Through the Looking Glass: How Deregulation Could Reshape Insurance

As the U.S. insurance industry enters a new chapter under sweeping insurance deregulation, many are wondering how this shift might affect the way insurers manage risk. While it’s still early to know the full effects of Executive Order 14192, “Unleashing Prosperity Through Deregulation,” there are several key areas where changes could be felt most.

1. Risk Assessment and Pricing: A Delicate Balance

Looser regulatory oversight may give insurers the freedom to experiment with more aggressive pricing and risk models in an effort to stay competitive. But this freedom comes with risk. Companies might underprice policies to attract customers, only to find themselves without adequate reserves when claims come due. If premiums don’t match the true level of risk, financial stability could quickly become compromised.

2. Product Innovation and Rising Complexity

insurance deregulation could pave the way for a surge in new insurance products—tailored, flexible, and designed to meet evolving customer needs. While innovation is typically welcomed, the downside is that complex products can also introduce unknown or poorly understood risks. Without strong internal checks in place, insurers could find themselves exposed to liabilities they didn’t fully anticipate.
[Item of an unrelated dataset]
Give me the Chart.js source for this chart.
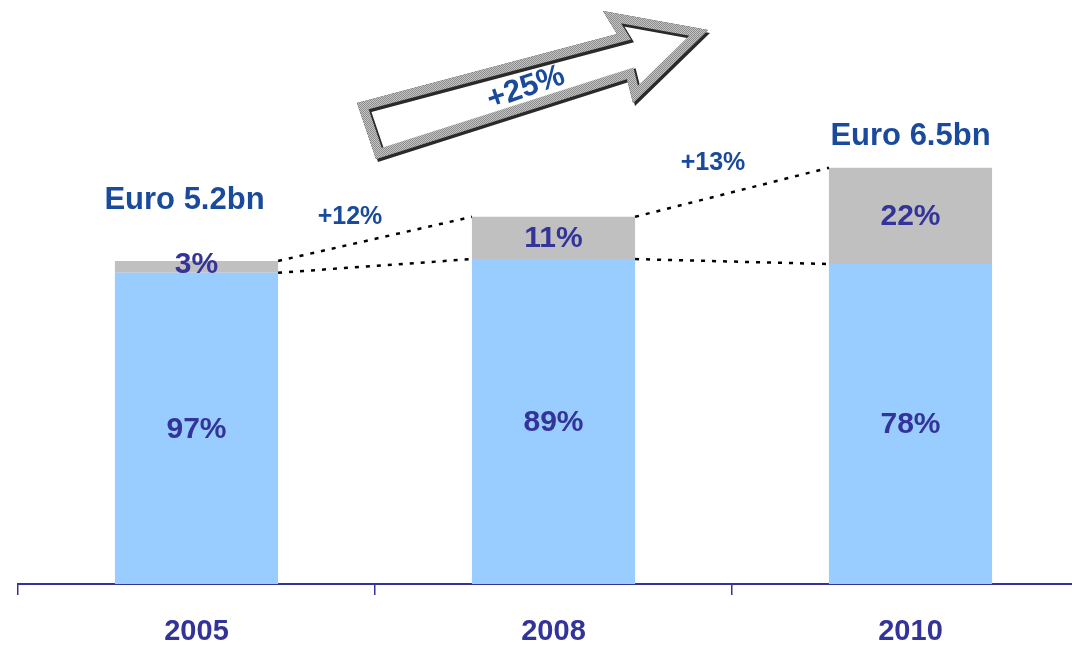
<!DOCTYPE html>
<html>
<head>
<meta charset="utf-8">
<script src="https://cdn.jsdelivr.net/npm/chart.js@4.4.1/dist/chart.umd.min.js"></script>
<style>
  html, body { margin: 0; padding: 0; background: #fff; overflow: hidden; }
  canvas { display: block; }
</style>
</head>
<body>
<canvas id="salesChart" width="1090" height="645"></canvas>
<script>
// values as drawn on the slide (bn, stacked)
const years = ['2005', '2008', '2010'];
const baseValues = [5.01, 5.23, 5.15];
const topValues = [0.19, 0.68, 1.55];
const baseShares = ['97%', '89%', '78%'];
const topShares = ['3%', '11%', '22%'];
const totalLabels = ['Euro 5.2bn', '', 'Euro 6.5bn'];
const growthLabels = ['+12%', '+13%'];
const overallGrowth = '+25%';

const navy = '#333399';
const blueText = '#1a4a9c';
const fontFamily = '"Liberation Sans", Arial, Helvetica, sans-serif';

function checkerPattern(ctx) {
  const c = document.createElement('canvas');
  c.width = 2; c.height = 2;
  const p = c.getContext('2d');
  p.fillStyle = '#c4c4c4'; p.fillRect(0, 0, 2, 2);
  p.fillStyle = '#8c8c8c'; p.fillRect(0, 0, 1, 1); p.fillRect(1, 1, 1, 1);
  return ctx.createPattern(c, 'repeat');
}

function drawArrow(ctx) {
  const pts = [[357, 103], [617, 34], [603, 11], [708, 30], [633, 103], [627, 79], [376, 159]];
  const path = (dx, dy) => {
    ctx.beginPath();
    pts.forEach((p, i) => i ? ctx.lineTo(p[0] + dx, p[1] + dy) : ctx.moveTo(p[0] + dx, p[1] + dy));
    ctx.closePath();
  };
  ctx.save();
  ctx.lineJoin = 'miter';
  // drop shadow
  path(2, 3);
  ctx.fillStyle = '#2a2a2a';
  ctx.fill();
  path(0, 0);
  ctx.fillStyle = '#fff';
  ctx.fill();
  // band inside the outline
  ctx.save();
  path(0, 0);
  ctx.clip();
  path(1.5, 2);
  ctx.lineWidth = 20;
  ctx.strokeStyle = '#2a2a2a';
  ctx.stroke();
  path(0, 0);
  ctx.lineWidth = 18;
  ctx.strokeStyle = checkerPattern(ctx);
  ctx.stroke();
  ctx.restore();

  ctx.translate(526, 88);
  ctx.rotate(-19 * Math.PI / 180);
  ctx.fillStyle = blueText;
  ctx.font = 'bold 31px ' + fontFamily;
  ctx.textAlign = 'center';
  ctx.textBaseline = 'middle';
  ctx.fillText(overallGrowth, 0, 0);
  ctx.restore();
}

function dotted(ctx, x1, y1, x2, y2) {
  ctx.save();
  ctx.beginPath();
  ctx.setLineDash([4, 7]);
  ctx.lineWidth = 2.5;
  ctx.strokeStyle = '#000';
  ctx.moveTo(x1, y1);
  ctx.lineTo(x2, y2);
  ctx.stroke();
  ctx.restore();
}

const annotations = {
  id: 'annotations',
  afterDatasetsDraw(chart) {
    const ctx = chart.ctx;
    const base = chart.getDatasetMeta(0).data;
    const top = chart.getDatasetMeta(1).data;

    // connectors between bars
    for (let i = 0; i < base.length - 1; i++) {
      const a = top[i], b = top[i + 1];
      const ra = a.x + a.width / 2, lb = b.x - b.width / 2;
      dotted(ctx, ra, a.y, lb, b.y);
      dotted(ctx, ra, base[i].y, lb, base[i + 1].y);
    }

    ctx.save();
    ctx.textAlign = 'center';
    ctx.textBaseline = 'middle';

    // shares inside segments
    ctx.fillStyle = navy;
    ctx.font = 'bold 30px ' + fontFamily;
    base.forEach((bar, i) => {
      ctx.fillText(baseShares[i], bar.x, (bar.y + bar.base) / 2 + 1);
      const t = top[i];
      ctx.fillText(topShares[i], t.x, (t.y + t.base) / 2 + (i === 0 ? -2 : 1));
    });

    // totals
    ctx.fillStyle = blueText;
    ctx.font = 'bold 31px ' + fontFamily;
    const totalOffsets = [60, 0, 31];
    top.forEach((t, i) => {
      if (totalLabels[i]) ctx.fillText(totalLabels[i], t.x - (i === 0 ? 12 : 0), t.y - totalOffsets[i]);
    });

    // growth between years
    ctx.font = 'bold 25px ' + fontFamily;
    const growthDx = [-25, -19];
    const growthY = [217, 163];
    growthLabels.forEach((g, i) => {
      const mx = (top[i].x + top[i + 1].x) / 2 + growthDx[i];
      ctx.fillText(g, mx, growthY[i]);
    });
    ctx.restore();

    drawArrow(ctx);
  }
};

new Chart(document.getElementById('salesChart'), {
  type: 'bar',
  data: {
    labels: years,
    datasets: [
      { data: baseValues, backgroundColor: '#99ccff', borderWidth: 0 },
      { data: topValues, backgroundColor: '#c0c0c0', borderWidth: 0 }
    ]
  },
  options: {
    responsive: false,
    animation: false,
    layout: { padding: { left: 18, right: 1, top: 0, bottom: 0 } },
    datasets: { bar: { categoryPercentage: 1, barPercentage: 0.457 } },
    plugins: { legend: { display: false }, tooltip: { enabled: false } },
    scales: {
      x: {
        stacked: true,
        afterFit(scale) { scale.height = 61; },
        border: { display: true, color: navy, width: 2 },
        grid: { offset: true, drawOnChartArea: false, drawTicks: true, tickLength: 11, color: navy, lineWidth: 1.5 },
        ticks: { color: navy, padding: 20, font: { family: fontFamily, size: 29, weight: 'bold' } }
      },
      y: {
        stacked: true,
        display: false,
        min: 0,
        max: 9.4
      }
    }
  },
  plugins: [annotations]
});
</script>
</body>
</html>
3. Capital Reserves and Solvency Risks

Traditionally, insurers are required to hold a certain amount of capital to ensure they can pay out claims—even during tough economic times. With relaxed capital requirements, some companies might choose to operate with thinner financial buffers. While this might improve profitability in the short term, it raises the risk of insolvency in times of high claim volume or market downturns.

4. Risk Equalization and Fair Coverage

Risk equalization helps ensure insurance is accessible and fairly priced for everyone, including individuals with higher risk profiles. If insurance deregulation weakens these mechanisms, we could see greater disparities in coverage. High-risk individuals may find themselves facing higher premiums or reduced access to insurance altogether, which could deepen existing inequalities in the market.

5. Market Stability and Consumer Protections

In a highly deregulated environment, competition may intensify, pushing some insurers toward riskier practices in pursuit of profits. History shows that such behavior can lead to instability. Without strong oversight, the risk of systemic failures grows—alongside the likelihood of consumers being harmed through unfair practices like policy mis-selling or denied claims.

The Shift in Responsibility

Whether seen as an opportunity or a risk, deregulation does not remove the need for sound risk management. It simply shifts the responsibility from regulators to the insurers themselves. Companies will now bear the full burden of identifying, managing, and mitigating risks—both to protect their own financial health and to maintain the trust of their policyholders.

Neglecting this responsibility could result in far-reaching consequences, including financial losses, damage to reputation, and increased legal exposure.

Looking Ahead

The long-term effects of the 10-for-1 deregulation policy on the insurance sector remain unclear. What’s certain is that the landscape is changing—and insurers must be ready to adapt. The coming years will be crucial in understanding how this regulatory rollback influences risk strategy, industry stability, and consumer protection.

As the dust settles, one thing is clear: in a world with fewer rules, the stakes are higher for everyone involved.